##### Collected data #####

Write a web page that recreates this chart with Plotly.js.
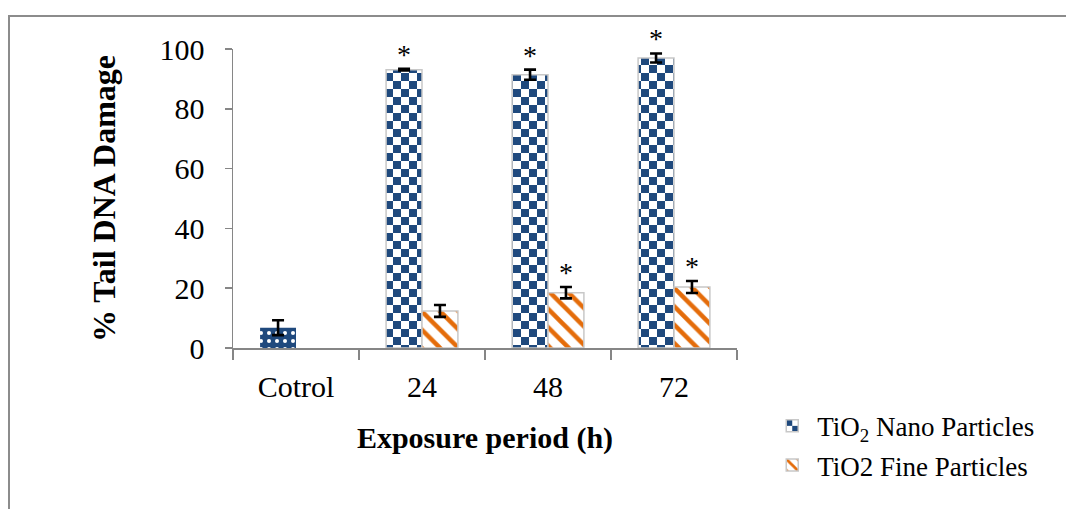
<!DOCTYPE html>
<html>
<head>
<meta charset="utf-8">
<script src="https://cdn.plot.ly/plotly-3.0.1.min.js"></script>
<style>
  html, body { margin: 0; padding: 0; background: #fff; overflow: hidden; }
  #wrap { position: relative; width: 1066px; height: 509px; overflow: hidden; }
  #chart { width: 1066px; height: 509px; }
  #frame { position: absolute; left: 8px; top: 15px; width: 3000px; height: 3000px;
           border-left: 2px solid #8c8c8c; border-top: 2px solid #8c8c8c; pointer-events: none; }
</style>
</head>
<body>
<div id="wrap">
  <div id="chart"></div>
  <div id="frame"></div>
</div>
<script>
// ---- data ----
const categories = ['Cotrol', '24', '48', '72'];

const controlLabel = ['Cotrol'];
const controlValue = [6.8];
const controlError = [2.5];

const exposureLabels = ['24', '48', '72'];
const nanoValues = [93.1, 91.4, 97.0];
const nanoErrors = [0.3, 1.7, 1.5];
const nanoSignificant = [true, true, true];

const fineValues = [12.4, 18.5, 20.4];
const fineErrors = [2.0, 1.9, 2.0];
const fineSignificant = [false, true, true];

const seriesNames = ['TiO<sub>2</sub> Nano Particles', 'TiO2 Fine Particles'];

// ---- styles ----
const NAVY = '#1F497D';
const NAVY_MARK = '#1F497E';   // marker colour used to find the checker pattern
const ORANGE = '#E46C0A';
const OUTLINE = '#C8C8C8';
const AXIS = '#868686';
const FONT = 'Liberation Serif, Times New Roman, serif';

const bargap = 0.43;
const halfBar = (1 - bargap) / 4; // each of 2 groups gets (1-bargap)/2

const errStyle = (arr) => ({ type: 'data', array: arr, visible: true, color: '#000', thickness: 2.6, width: 6 });

const traces = [
  {
    type: 'bar', name: seriesNames[0], x: exposureLabels, y: nanoValues,
    offsetgroup: 'nano', legendgroup: 'nano',
    error_y: errStyle(nanoErrors),
    marker: { color: NAVY, line: { color: OUTLINE, width: 1.5 },
              pattern: { shape: '+', fgcolor: NAVY_MARK, bgcolor: '#ffffff', size: 16, solidity: 0.5, fillmode: 'replace' } },
    hoverinfo: 'x+y'
  },
  {
    type: 'bar', name: seriesNames[1], x: exposureLabels, y: fineValues,
    offsetgroup: 'fine', legendgroup: 'fine',
    error_y: errStyle(fineErrors),
    marker: { color: ORANGE, line: { color: OUTLINE, width: 1.5 },
              pattern: { shape: '\\', fgcolor: ORANGE, bgcolor: '#ffffff', size: 13, solidity: 0.35, fillmode: 'replace' } },
    hoverinfo: 'x+y'
  },
  {
    type: 'bar', name: 'Control', x: controlLabel, y: controlValue,
    offsetgroup: 'nano', showlegend: false,
    error_y: errStyle(controlError),
    marker: { color: NAVY, line: { color: NAVY, width: 0 },
              pattern: { shape: '.', fgcolor: '#ffffff', bgcolor: NAVY, size: 8, solidity: 0.2, fillmode: 'replace' } },
    hoverinfo: 'x+y'
  }
];

const annotations = [];
function addStars(labels, vals, errs, sig, offset) {
  labels.forEach((lab, i) => {
    if (!sig[i]) return;
    annotations.push({
      xref: 'x', yref: 'y', x: categories.indexOf(lab) + offset, y: vals[i] + errs[i],
      text: '*', showarrow: false, yanchor: 'bottom', yshift: -3,
      font: { family: FONT, size: 28, color: '#000' }
    });
  });
}
addStars(exposureLabels, nanoValues, nanoErrors, nanoSignificant, -halfBar);
addStars(exposureLabels, fineValues, fineErrors, fineSignificant, halfBar);

const layout = {
  width: 1066, height: 509,
  margin: { l: 233, r: 329, t: 49, b: 161 },
  paper_bgcolor: 'rgba(0,0,0,0)', plot_bgcolor: 'rgba(0,0,0,0)',
  barmode: 'group', bargap: bargap, bargroupgap: 0,
  font: { family: FONT, color: '#000' },
  xaxis: {
    type: 'category', categoryorder: 'array', categoryarray: categories,
    range: [-0.5, 3.5], tickson: 'boundaries', ticks: 'outside', ticklen: 10,
    tickcolor: AXIS, tickwidth: 1.5, showline: true, linecolor: AXIS, linewidth: 1.5,
    showgrid: false, zeroline: false, ticklabelstandoff: 11,
    tickfont: { family: FONT, size: 30, color: '#000' },
    title: { text: '<b>Exposure period (h)</b>', font: { family: FONT, size: 30, color: '#000' }, standoff: 25 }
  },
  yaxis: {
    range: [0, 100], dtick: 20, tick0: 0, ticks: 'outside', ticklen: 7,
    tickcolor: AXIS, tickwidth: 1.5, showline: true, linecolor: AXIS, linewidth: 1.5,
    showgrid: false, zeroline: false, ticklabelstandoff: 14,
    tickfont: { family: FONT, size: 30, color: '#000' },
    title: { text: '<b>% Tail DNA Damage</b>', font: { family: FONT, size: 32, color: '#000' }, standoff: 34 }
  },
  showlegend: true,
  legend: {
    x: 1.06, y: -0.18, xanchor: 'left', yanchor: 'top',
    orientation: 'v', tracegroupgap: 1, itemwidth: 40,
    font: { family: FONT, size: 27, color: '#000' },
    bgcolor: 'rgba(0,0,0,0)'
  },
  annotations: annotations
};

function checkerize(gd) {
  const pats = gd.querySelectorAll('pattern');
  const ns = 'http://www.w3.org/2000/svg';
  pats.forEach(p => {
    const html = p.outerHTML.replace(/\s+/g, '').toLowerCase();
    if (html.indexOf('rgb(31,73,126)') === -1 && html.indexOf('#1f497e') === -1) return;
    while (p.firstChild) p.removeChild(p.firstChild);
    p.setAttribute('width', 16);
    p.setAttribute('height', 16);
    p.setAttribute('patternUnits', 'userSpaceOnUse');
    const mk = (x, y, w, h, fill) => {
      const r = document.createElementNS(ns, 'rect');
      r.setAttribute('x', x); r.setAttribute('y', y);
      r.setAttribute('width', w); r.setAttribute('height', h);
      r.setAttribute('fill', fill);
      p.appendChild(r);
    };
    mk(0, 0, 16, 16, '#ffffff');
    mk(0, 0, 8, 8, NAVY);
    mk(8, 8, 8, 8, NAVY);
  });
}

const gd = document.getElementById('chart');
Plotly.newPlot(gd, traces, layout, { displayModeBar: false, staticPlot: true }).then(() => checkerize(gd));
</script>
</body>
</html>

#####

* [Requirements]: Write out exactly the lines between the start of the data and the line with "const seriesNames = ['TiO<sub>2</sub>", including both, but none of the pictures.

* [Result of this task]:
Write a web page that recreates this chart with Plotly.js.
<!DOCTYPE html>
<html>
<head>
<meta charset="utf-8">
<script src="https://cdn.plot.ly/plotly-3.0.1.min.js"></script>
<style>
  html, body { margin: 0; padding: 0; background: #fff; overflow: hidden; }
  #wrap { position: relative; width: 1066px; height: 509px; overflow: hidden; }
  #chart { width: 1066px; height: 509px; }
  #frame { position: absolute; left: 8px; top: 15px; width: 3000px; height: 3000px;
           border-left: 2px solid #8c8c8c; border-top: 2px solid #8c8c8c; pointer-events: none; }
</style>
</head>
<body>
<div id="wrap">
  <div id="chart"></div>
  <div id="frame"></div>
</div>
<script>
// ---- data ----
const categories = ['Cotrol', '24', '48', '72'];

const controlLabel = ['Cotrol'];
const controlValue = [6.8];
const controlError = [2.5];

const exposureLabels = ['24', '48', '72'];
const nanoValues = [93.1, 91.4, 97.0];
const nanoErrors = [0.3, 1.7, 1.5];
const nanoSignificant = [true, true, true];

const fineValues = [12.4, 18.5, 20.4];
const fineErrors = [2.0, 1.9, 2.0];
const fineSignificant = [false, true, true];

const seriesNames = ['TiO<sub>2</sub> Nano Particles', 'TiO2 Fine Particles'];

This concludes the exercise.